"Girl in the Picture" Now a Portrait of Peace
Aimee Herd : Jun 8, 2012
Emily Wierenga – Faith Today, Christianity.Ca
"Had it not been for the war, I would not value peace.
"Had it not been for pain, I would not know the healing power of love.
"Had it not been for hatred, I would never have learned to forgive.
"Had it not been for imprisonment, I would not value freedom.
"Had it not been for living in want, I would not value everything I have.
"Had it not been for fear, I would not value peace." -Kim Phuc
FOUNDING EDITOR'S NOTE: I well remember the weekly body count of 500+ killed-in-action Americans not to mention the millions that died in that war. Now, 40 years later, the famous burned little girl who (in my opinion) helped to end the Vietnam War, says she is a Christian.

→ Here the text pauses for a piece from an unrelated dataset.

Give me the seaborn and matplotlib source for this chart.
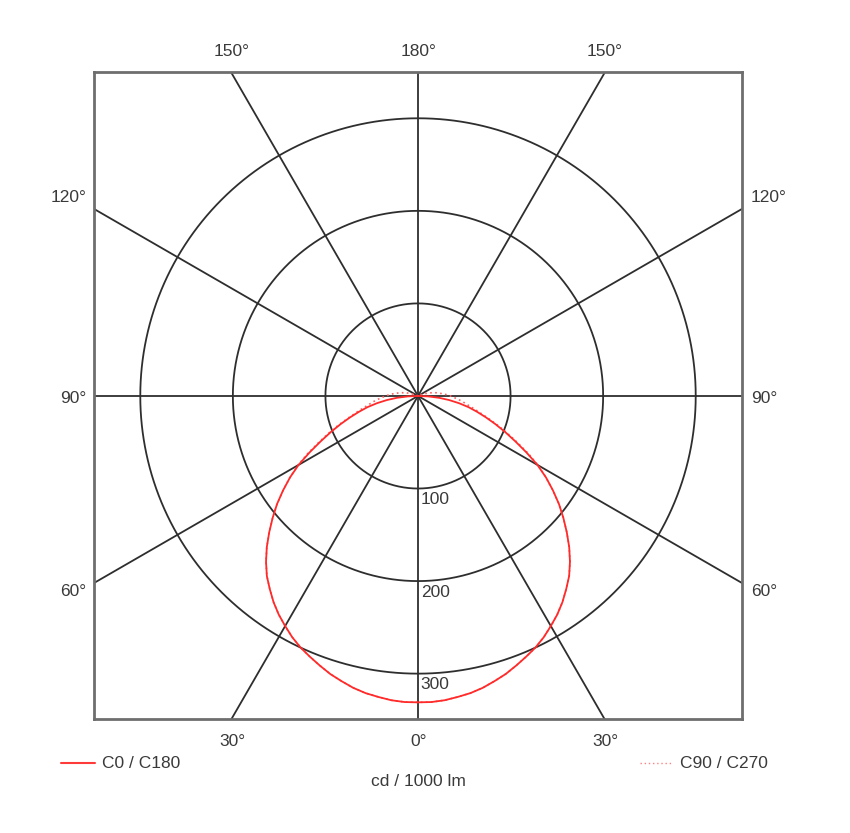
import numpy as np
import pandas as pd
import matplotlib
matplotlib.use("Agg")
import matplotlib.pyplot as plt
import seaborn as sns
from matplotlib.lines import Line2D

# ---------------- data ----------------
# C0 / C180 luminous intensity, cd / 1000 lm
c0_angles = [0, 2.5, 5, 7.5, 10, 12.5, 15, 17.5, 20, 22.5, 25, 27.5, 30, 32.5, 35, 37.5,
             40, 42.5, 45, 47.5, 50, 52.5, 55, 57.5, 60, 62.5, 65, 67.5, 70, 72.5, 75,
             77.5, 80, 82.5, 85, 87.5, 90]
c0_values = [331, 331, 330, 328, 326, 323, 319, 315, 310, 305, 300, 294, 287, 280, 272, 263,
             254, 243, 231, 218, 205, 192, 178, 164, 149, 132, 116, 102, 89, 77, 66,
             56, 45, 34, 23, 11, 0]
# C90 / C270
c90_angles = [0, 2.5, 5, 7.5, 10, 12.5, 15, 17.5, 20, 22.5, 25, 27.5, 30, 32.5, 35, 37.5,
              40, 42.5, 45, 47.5, 50, 52.5, 55, 57.5, 60, 62.5, 65, 67.5, 70, 72.5, 75,
              77.5, 80, 82.5, 85, 87.5, 90, 92.5, 95, 97.5, 100, 102.5, 105, 107.5, 110,
              112.5, 115, 117.5, 120]
c90_values = [331, 331, 330, 328, 326, 323, 319, 315, 310, 305, 300, 294, 287, 280, 272, 263,
              254, 243, 231, 218, 205, 192, 178, 164, 150, 134, 118, 104, 91, 79, 69,
              61, 54, 49, 44, 39, 35, 31, 27, 23, 20, 16, 13, 9, 6, 4, 2, 1, 0]

ring_values = [100, 200, 300]
ring_labels = ["100", "200", "300"]
spoke_angles = [0, 30, 60, 90, 120, 150]
top_labels = ["150°", "180°", "150°"]
side_labels = ["120°", "90°", "60°"]
bottom_labels = ["30°", "0°", "30°"]
legend_labels = ["C0 / C180", "C90 / C270"]
unit_label = "cd / 1000 lm"

# ---------------- build table ----------------
def half_curves(angles, values, name):
    rows = []
    a = np.array(angles, float)
    v = np.array(values, float)
    order = 0
    for ang, val in zip(a[::-1], v[::-1]):
        t = np.deg2rad(ang)
        rows.append((name, order, -val * np.sin(t), -val * np.cos(t)))
        order += 1
    for ang, val in zip(a[1:], v[1:]):
        t = np.deg2rad(ang)
        rows.append((name, order, val * np.sin(t), -val * np.cos(t)))
        order += 1
    return rows

rows = half_curves(c0_angles, c0_values, legend_labels[0]) + \
       half_curves(c90_angles, c90_values, legend_labels[1])
df = pd.DataFrame(rows, columns=["series", "order", "x", "y"])

# ---------------- figure ----------------
sns.set_style("white")
plt.rcParams["font.family"] = ["Liberation Sans", "DejaVu Sans"]
W, H = 850, 833
fig = plt.figure(figsize=(W / 100, H / 100), dpi=100)
L, R, T, B = 94, 742, 72, 719
ax = fig.add_axes([L / W, 1 - B / H, (R - L) / W, (B - T) / H])
ax.set_xlim(-350, 350)
ax.set_ylim(-349, 350)

grid_col = "#2e2e2e"
txt_col = "#3a3a3a"

th = np.linspace(0, 2 * np.pi, 721)
for r in ring_values:
    ax.plot(r * np.cos(th), r * np.sin(th), color=grid_col, lw=1.3, zorder=1)
for a in spoke_angles:
    t = np.deg2rad(a)
    ax.plot([-1000 * np.sin(t), 1000 * np.sin(t)], [1000 * np.cos(t), -1000 * np.cos(t)],
            color=grid_col, lw=1.3, zorder=1)

sns.lineplot(data=df[df.series == legend_labels[1]], x="x", y="y", sort=False, estimator=None,
             color="#ff6060", lw=1.2, linestyle=(0, (1, 2)), ax=ax, zorder=3, legend=False)
sns.lineplot(data=df[df.series == legend_labels[0]], x="x", y="y", sort=False, estimator=None,
             color="#ff2a2a", lw=1.3, ax=ax, zorder=4, legend=False)

ax.set_xticks([])
ax.set_yticks([])
ax.set_xlabel("")
ax.set_ylabel("")
for s in ax.spines.values():
    s.set_color("#6e6e6e")
    s.set_linewidth(2)
    s.set_visible(True)

for r, lab in zip(ring_values, ring_labels):
    ax.text(3, -r - 4, lab, ha="left", va="top", fontsize=12.5, color=txt_col, zorder=5)

def ftext(px, py, s, ha="center", va="center"):
    fig.text(px / W, 1 - py / H, s, ha=ha, va=va, fontsize=12.5, color=txt_col)

for px, s in zip([232, 419, 605], top_labels):
    ftext(px, 51, s)
for px, s in zip([232, 419, 605], bottom_labels):
    ftext(px, 742, s)
for py, s in zip([197, 398, 592], side_labels):
    ftext(86, py, s, ha="right")
    ftext(751, py, s, ha="left")

fig.add_artist(Line2D([61 / W, 95 / W], [1 - 763 / H, 1 - 763 / H], color="#ff3a3a", lw=1.5))
ftext(102, 763, legend_labels[0], ha="left")
fig.add_artist(Line2D([640 / W, 672 / W], [1 - 763 / H, 1 - 763 / H], color="#ff8080", lw=1.0,
                      linestyle=(0, (1, 2))))
ftext(680, 763, legend_labels[1], ha="left")
ftext(418, 782, unit_label)

fig.savefig("out.png", dpi=100, facecolor="white")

She was hit with Napalm (a gel like substance that burned everything it came in contact with). For the younger generation, our American "boys" were being drafted by lottery. My birth date came up, but just in time the war ended and I didn't have to be drafted at 18 or 19 years of age. –Steve Shultz, BCN.
(Ontario, Canada)—Most of those old enough to remember the stunningly graphic photo taken 40 years ago of children running from their village in flames during the Vietnam War, probably don't know the name of the naked child in agony in the center.
She is Phan Thi Kim Phuc—known for years as simply "the girl in the picture."
When her village was bombed with napalm, her clothes literally melted on her body as everything around her was consumed in flame.
As she and her brother joined others running from the destruction, AP photographer, Nick Ut snapped a picture that later would become a Pulitzer Prize winning shot, and would be a catalyst in bringing the war to an end. (Photo by: Nick Ut)
He then ran to help the screaming 9-year-old girl, who amazingly survived the third-degree burns over much of her body.
"Napalm is the most terrible pain you can imagine," Kim described in a Faith Today article, written by Emily Wierenga. "Water boils at 100 degrees Celsius. Napalm generates temperatures of 800 to 1,200 degrees Celsius."
After 17 surgeries, Kim just wanted to be "a normal kid again." But, while she had a goal of studying to become a doctor, the Vietnamese government wanted to use her as their "National Symbol of War" and she was made to leave school and take part in their propaganda campaigns.
In the interview, Kim describes the darkness and bitterness that surrounded her in those days, as she admits "I didn't want to live anymore."
Kim wasn't allowed to attend school, but she was still a seeker of truth, so she became engrossed in books at the library. It was there that she stumbled upon the Bible, and "I couldn't stop reading it," she says.
Eventually Kim attended a church. "I heard the Gospel explained to me for the first time. The love of God changed my life. I knew that Jesus died on the cross and paid for my sins. So I asked God, 'Do You forgive me?'"
Still struggling with anger and sorrow over her life up to that point, which she describes as a cup of bitter, dark coffee, Kim says she asked the Lord, "How can I clean everything in my heart if it's full of coffee?" Kim found that the answer was in pouring out that cup each day "until it became empty and God spilled His love into my cup." (Photo: KIM Foundation International)
After being allowed to study in Cuba for a time, she met and married fellow Vietnamese student Bui Huy Toan, and after honeymooning in Moscow, the couple grabbed their chance at freedom. As their plane stopped for fuel in Newfoundland, the two defected and began a new life together in Ontario, Canada, according to the Faith Today report.
In 1996, Kim spoke at the Veteran's Day ceremonies in Washington, DC, expressing forgiveness for the soldiers. While there, she met one of the pilots who had bombed her village. After assuring him of her forgiveness, he told her "This is the happiest day of my life."
Named a Goodwill Ambassador for Peace by UNESCO in 1997, Kim says, "I am not involved in politics or religion. I just let them know it's about the love of God and the love of people. That is more powerful than any weapon of war."
This Friday, June 8th will mark the 40-year anniversary of the infamous photo.